(begin)

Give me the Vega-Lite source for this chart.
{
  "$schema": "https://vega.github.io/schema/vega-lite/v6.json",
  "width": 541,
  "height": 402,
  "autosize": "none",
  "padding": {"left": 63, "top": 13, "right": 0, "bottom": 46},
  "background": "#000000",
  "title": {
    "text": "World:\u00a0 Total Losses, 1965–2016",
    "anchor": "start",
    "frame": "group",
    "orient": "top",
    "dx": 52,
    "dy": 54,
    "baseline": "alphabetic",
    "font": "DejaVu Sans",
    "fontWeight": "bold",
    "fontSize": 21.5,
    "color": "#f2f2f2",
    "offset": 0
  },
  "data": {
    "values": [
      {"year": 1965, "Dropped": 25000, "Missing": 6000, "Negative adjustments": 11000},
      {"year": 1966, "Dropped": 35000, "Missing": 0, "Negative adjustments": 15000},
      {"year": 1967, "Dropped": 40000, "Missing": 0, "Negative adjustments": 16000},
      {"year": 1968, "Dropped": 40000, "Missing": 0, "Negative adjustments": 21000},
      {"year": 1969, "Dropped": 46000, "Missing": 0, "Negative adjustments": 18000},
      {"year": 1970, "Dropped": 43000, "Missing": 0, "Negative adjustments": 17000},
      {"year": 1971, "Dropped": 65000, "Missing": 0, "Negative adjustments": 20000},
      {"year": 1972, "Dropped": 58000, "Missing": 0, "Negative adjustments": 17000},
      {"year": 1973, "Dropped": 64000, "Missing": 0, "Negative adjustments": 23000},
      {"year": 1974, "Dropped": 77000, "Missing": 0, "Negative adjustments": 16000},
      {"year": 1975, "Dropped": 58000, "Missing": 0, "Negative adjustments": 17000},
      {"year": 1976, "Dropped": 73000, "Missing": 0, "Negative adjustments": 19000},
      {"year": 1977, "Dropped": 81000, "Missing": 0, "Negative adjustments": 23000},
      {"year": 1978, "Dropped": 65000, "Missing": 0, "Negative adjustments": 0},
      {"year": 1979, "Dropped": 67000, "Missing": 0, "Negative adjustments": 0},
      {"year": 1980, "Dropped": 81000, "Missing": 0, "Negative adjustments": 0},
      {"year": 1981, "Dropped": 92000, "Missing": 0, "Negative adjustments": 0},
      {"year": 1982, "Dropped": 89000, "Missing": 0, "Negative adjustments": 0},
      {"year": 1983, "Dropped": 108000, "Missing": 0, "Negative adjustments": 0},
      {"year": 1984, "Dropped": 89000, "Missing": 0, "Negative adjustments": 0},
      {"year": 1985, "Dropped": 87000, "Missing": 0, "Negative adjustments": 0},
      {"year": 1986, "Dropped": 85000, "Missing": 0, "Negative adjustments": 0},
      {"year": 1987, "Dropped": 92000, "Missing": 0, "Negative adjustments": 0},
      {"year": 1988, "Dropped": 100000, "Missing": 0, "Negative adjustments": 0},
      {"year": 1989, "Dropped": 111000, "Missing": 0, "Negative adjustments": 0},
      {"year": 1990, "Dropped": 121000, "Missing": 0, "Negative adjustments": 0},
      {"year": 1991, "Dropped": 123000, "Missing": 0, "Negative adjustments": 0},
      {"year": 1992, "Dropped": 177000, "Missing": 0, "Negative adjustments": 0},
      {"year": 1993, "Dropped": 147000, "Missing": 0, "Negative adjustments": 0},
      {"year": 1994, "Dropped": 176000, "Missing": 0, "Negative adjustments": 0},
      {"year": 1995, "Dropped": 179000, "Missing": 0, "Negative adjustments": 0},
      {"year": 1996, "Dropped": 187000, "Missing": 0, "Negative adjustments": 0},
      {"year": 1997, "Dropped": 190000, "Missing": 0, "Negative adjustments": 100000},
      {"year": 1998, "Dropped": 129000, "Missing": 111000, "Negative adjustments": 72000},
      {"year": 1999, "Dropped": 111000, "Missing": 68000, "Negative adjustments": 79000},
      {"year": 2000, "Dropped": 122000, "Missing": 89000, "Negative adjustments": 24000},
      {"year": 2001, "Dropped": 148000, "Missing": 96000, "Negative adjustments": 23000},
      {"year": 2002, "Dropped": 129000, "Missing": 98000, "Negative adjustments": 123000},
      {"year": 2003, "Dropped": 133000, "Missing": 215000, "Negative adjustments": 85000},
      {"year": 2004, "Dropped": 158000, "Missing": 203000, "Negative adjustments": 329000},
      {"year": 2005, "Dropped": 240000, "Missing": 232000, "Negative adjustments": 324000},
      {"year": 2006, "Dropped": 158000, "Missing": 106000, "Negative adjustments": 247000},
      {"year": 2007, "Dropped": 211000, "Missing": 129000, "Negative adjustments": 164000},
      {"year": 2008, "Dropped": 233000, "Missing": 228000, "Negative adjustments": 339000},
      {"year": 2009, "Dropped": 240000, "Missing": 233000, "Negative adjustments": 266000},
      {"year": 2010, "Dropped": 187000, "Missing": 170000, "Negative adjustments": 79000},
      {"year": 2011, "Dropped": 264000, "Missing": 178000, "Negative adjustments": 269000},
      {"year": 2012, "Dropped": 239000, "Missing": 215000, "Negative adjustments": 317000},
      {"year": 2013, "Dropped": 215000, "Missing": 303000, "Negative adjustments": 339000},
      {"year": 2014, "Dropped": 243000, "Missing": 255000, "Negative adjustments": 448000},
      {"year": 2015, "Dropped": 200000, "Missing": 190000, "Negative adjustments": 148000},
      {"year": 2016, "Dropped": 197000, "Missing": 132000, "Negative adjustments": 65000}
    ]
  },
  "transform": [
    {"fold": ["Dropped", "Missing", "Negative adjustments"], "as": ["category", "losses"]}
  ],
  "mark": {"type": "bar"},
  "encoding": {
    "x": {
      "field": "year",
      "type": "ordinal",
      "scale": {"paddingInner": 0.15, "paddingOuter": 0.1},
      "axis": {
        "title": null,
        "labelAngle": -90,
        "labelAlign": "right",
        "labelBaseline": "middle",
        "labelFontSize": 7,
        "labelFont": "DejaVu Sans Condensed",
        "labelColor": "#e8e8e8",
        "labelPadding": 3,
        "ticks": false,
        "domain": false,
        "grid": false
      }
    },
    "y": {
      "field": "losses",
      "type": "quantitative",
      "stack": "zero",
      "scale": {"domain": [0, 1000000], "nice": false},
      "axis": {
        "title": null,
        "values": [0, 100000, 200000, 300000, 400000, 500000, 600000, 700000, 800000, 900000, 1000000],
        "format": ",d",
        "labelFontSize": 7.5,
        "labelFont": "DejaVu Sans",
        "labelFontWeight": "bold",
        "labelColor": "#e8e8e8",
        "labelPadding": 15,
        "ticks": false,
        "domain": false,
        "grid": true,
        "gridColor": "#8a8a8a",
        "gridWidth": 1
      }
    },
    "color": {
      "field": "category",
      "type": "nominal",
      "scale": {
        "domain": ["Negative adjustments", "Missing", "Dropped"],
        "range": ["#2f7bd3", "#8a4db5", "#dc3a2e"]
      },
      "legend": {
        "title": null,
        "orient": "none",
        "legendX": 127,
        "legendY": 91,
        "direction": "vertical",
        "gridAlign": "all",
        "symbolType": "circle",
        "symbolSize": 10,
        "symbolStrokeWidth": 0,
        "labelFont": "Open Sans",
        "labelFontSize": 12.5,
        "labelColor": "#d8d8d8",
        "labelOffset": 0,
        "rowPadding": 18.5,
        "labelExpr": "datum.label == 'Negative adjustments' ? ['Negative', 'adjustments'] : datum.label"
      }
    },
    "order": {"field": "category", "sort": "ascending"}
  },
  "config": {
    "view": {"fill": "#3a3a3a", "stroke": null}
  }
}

(end)

Retype the data exactly as given.

» Written response
Give me the Vega-Lite source for this chart.
{
  "$schema": "https://vega.github.io/schema/vega-lite/v6.json",
  "width": 541,
  "height": 402,
  "autosize": "none",
  "padding": {"left": 63, "top": 13, "right": 0, "bottom": 46},
  "background": "#000000",
  "title": {
    "text": "World:\u00a0 Total Losses, 1965–2016",
    "anchor": "start",
    "frame": "group",
    "orient": "top",
    "dx": 52,
    "dy": 54,
    "baseline": "alphabetic",
    "font": "DejaVu Sans",
    "fontWeight": "bold",
    "fontSize": 21.5,
    "color": "#f2f2f2",
    "offset": 0
  },
  "data": {
    "values": [
      {"year": 1965, "Dropped": 25000, "Missing": 6000, "Negative adjustments": 11000},
      {"year": 1966, "Dropped": 35000, "Missing": 0, "Negative adjustments": 15000},
      {"year": 1967, "Dropped": 40000, "Missing": 0, "Negative adjustments": 16000},
      {"year": 1968, "Dropped": 40000, "Missing": 0, "Negative adjustments": 21000},
      {"year": 1969, "Dropped": 46000, "Missing": 0, "Negative adjustments": 18000},
      {"year": 1970, "Dropped": 43000, "Missing": 0, "Negative adjustments": 17000},
      {"year": 1971, "Dropped": 65000, "Missing": 0, "Negative adjustments": 20000},
      {"year": 1972, "Dropped": 58000, "Missing": 0, "Negative adjustments": 17000},
      {"year": 1973, "Dropped": 64000, "Missing": 0, "Negative adjustments": 23000},
      {"year": 1974, "Dropped": 77000, "Missing": 0, "Negative adjustments": 16000},
      {"year": 1975, "Dropped": 58000, "Missing": 0, "Negative adjustments": 17000},
      {"year": 1976, "Dropped": 73000, "Missing": 0, "Negative adjustments": 19000},
      {"year": 1977, "Dropped": 81000, "Missing": 0, "Negative adjustments": 23000},
      {"year": 1978, "Dropped": 65000, "Missing": 0, "Negative adjustments": 0},
      {"year": 1979, "Dropped": 67000, "Missing": 0, "Negative adjustments": 0},
      {"year": 1980, "Dropped": 81000, "Missing": 0, "Negative adjustments": 0},
      {"year": 1981, "Dropped": 92000, "Missing": 0, "Negative adjustments": 0},
      {"year": 1982, "Dropped": 89000, "Missing": 0, "Negative adjustments": 0},
      {"year": 1983, "Dropped": 108000, "Missing": 0, "Negative adjustments": 0},
      {"year": 1984, "Dropped": 89000, "Missing": 0, "Negative adjustments": 0},
      {"year": 1985, "Dropped": 87000, "Missing": 0, "Negative adjustments": 0},
      {"year": 1986, "Dropped": 85000, "Missing": 0, "Negative adjustments": 0},
      {"year": 1987, "Dropped": 92000, "Missing": 0, "Negative adjustments": 0},
      {"year": 1988, "Dropped": 100000, "Missing": 0, "Negative adjustments": 0},
      {"year": 1989, "Dropped": 111000, "Missing": 0, "Negative adjustments": 0},
      {"year": 1990, "Dropped": 121000, "Missing": 0, "Negative adjustments": 0},
      {"year": 1991, "Dropped": 123000, "Missing": 0, "Negative adjustments": 0},
      {"year": 1992, "Dropped": 177000, "Missing": 0, "Negative adjustments": 0},
      {"year": 1993, "Dropped": 147000, "Missing": 0, "Negative adjustments": 0},
      {"year": 1994, "Dropped": 176000, "Missing": 0, "Negative adjustments": 0},
      {"year": 1995, "Dropped": 179000, "Missing": 0, "Negative adjustments": 0},
      {"year": 1996, "Dropped": 187000, "Missing": 0, "Negative adjustments": 0},
      {"year": 1997, "Dropped": 190000, "Missing": 0, "Negative adjustments": 100000},
      {"year": 1998, "Dropped": 129000, "Missing": 111000, "Negative adjustments": 72000},
      {"year": 1999, "Dropped": 111000, "Missing": 68000, "Negative adjustments": 79000},
      {"year": 2000, "Dropped": 122000, "Missing": 89000, "Negative adjustments": 24000},
      {"year": 2001, "Dropped": 148000, "Missing": 96000, "Negative adjustments": 23000},
      {"year": 2002, "Dropped": 129000, "Missing": 98000, "Negative adjustments": 123000},
      {"year": 2003, "Dropped": 133000, "Missing": 215000, "Negative adjustments": 85000},
      {"year": 2004, "Dropped": 158000, "Missing": 203000, "Negative adjustments": 329000},
      {"year": 2005, "Dropped": 240000, "Missing": 232000, "Negative adjustments": 324000},
      {"year": 2006, "Dropped": 158000, "Missing": 106000, "Negative adjustments": 247000},
      {"year": 2007, "Dropped": 211000, "Missing": 129000, "Negative adjustments": 164000},
      {"year": 2008, "Dropped": 233000, "Missing": 228000, "Negative adjustments": 339000},
      {"year": 2009, "Dropped": 240000, "Missing": 233000, "Negative adjustments": 266000},
      {"year": 2010, "Dropped": 187000, "Missing": 170000, "Negative adjustments": 79000},
      {"year": 2011, "Dropped": 264000, "Missing": 178000, "Negative adjustments": 269000},
      {"year": 2012, "Dropped": 239000, "Missing": 215000, "Negative adjustments": 317000},
      {"year": 2013, "Dropped": 215000, "Missing": 303000, "Negative adjustments": 339000},
      {"year": 2014, "Dropped": 243000, "Missing": 255000, "Negative adjustments": 448000},
      {"year": 2015, "Dropped": 200000, "Missing": 190000, "Negative adjustments": 148000},
      {"year": 2016, "Dropped": 197000, "Missing": 132000, "Negative adjustments": 65000}
    ]
  },
  "transform": [
    {"fold": ["Dropped", "Missing", "Negative adjustments"], "as": ["category", "losses"]}
  ],
  "mark": {"type": "bar"},
  "encoding": {
    "x": {
      "field": "year",
      "type": "ordinal",
      "scale": {"paddingInner": 0.15, "paddingOuter": 0.1},
      "axis": {
        "title": null,
        "labelAngle": -90,
        "labelAlign": "right",
        "labelBaseline": "middle",
        "labelFontSize": 7,
        "labelFont": "DejaVu Sans Condensed",
        "labelColor": "#e8e8e8",
        "labelPadding": 3,
        "ticks": false,
        "domain": false,
        "grid": false
      }
    },
    "y": {
      "field": "losses",
      "type": "quantitative",
      "stack": "zero",
      "scale": {"domain": [0, 1000000], "nice": false},
      "axis": {
        "title": null,
        "values": [0, 100000, 200000, 300000, 400000, 500000, 600000, 700000, 800000, 900000, 1000000],
        "format": ",d",
        "labelFontSize": 7.5,
        "labelFont": "DejaVu Sans",
        "labelFontWeight": "bold",
        "labelColor": "#e8e8e8",
        "labelPadding": 15,
        "ticks": false,
        "domain": false,
        "grid": true,
        "gridColor": "#8a8a8a",
        "gridWidth": 1
      }
    },
    "color": {
      "field": "category",
      "type": "nominal",
      "scale": {
        "domain": ["Negative adjustments", "Missing", "Dropped"],
        "range": ["#2f7bd3", "#8a4db5", "#dc3a2e"]
      },
      "legend": {
        "title": null,
        "orient": "none",
        "legendX": 127,
        "legendY": 91,
        "direction": "vertical",
        "gridAlign": "all",
        "symbolType": "circle",
        "symbolSize": 10,
        "symbolStrokeWidth": 0,
        "labelFont": "Open Sans",
        "labelFontSize": 12.5,
        "labelColor": "#d8d8d8",
        "labelOffset": 0,
        "rowPadding": 18.5,
        "labelExpr": "datum.label == 'Negative adjustments' ? ['Negative', 'adjustments'] : datum.label"
      }
    },
    "order": {"field": "category", "sort": "ascending"}
  },
  "config": {
    "view": {"fill": "#3a3a3a", "stroke": null}
  }
}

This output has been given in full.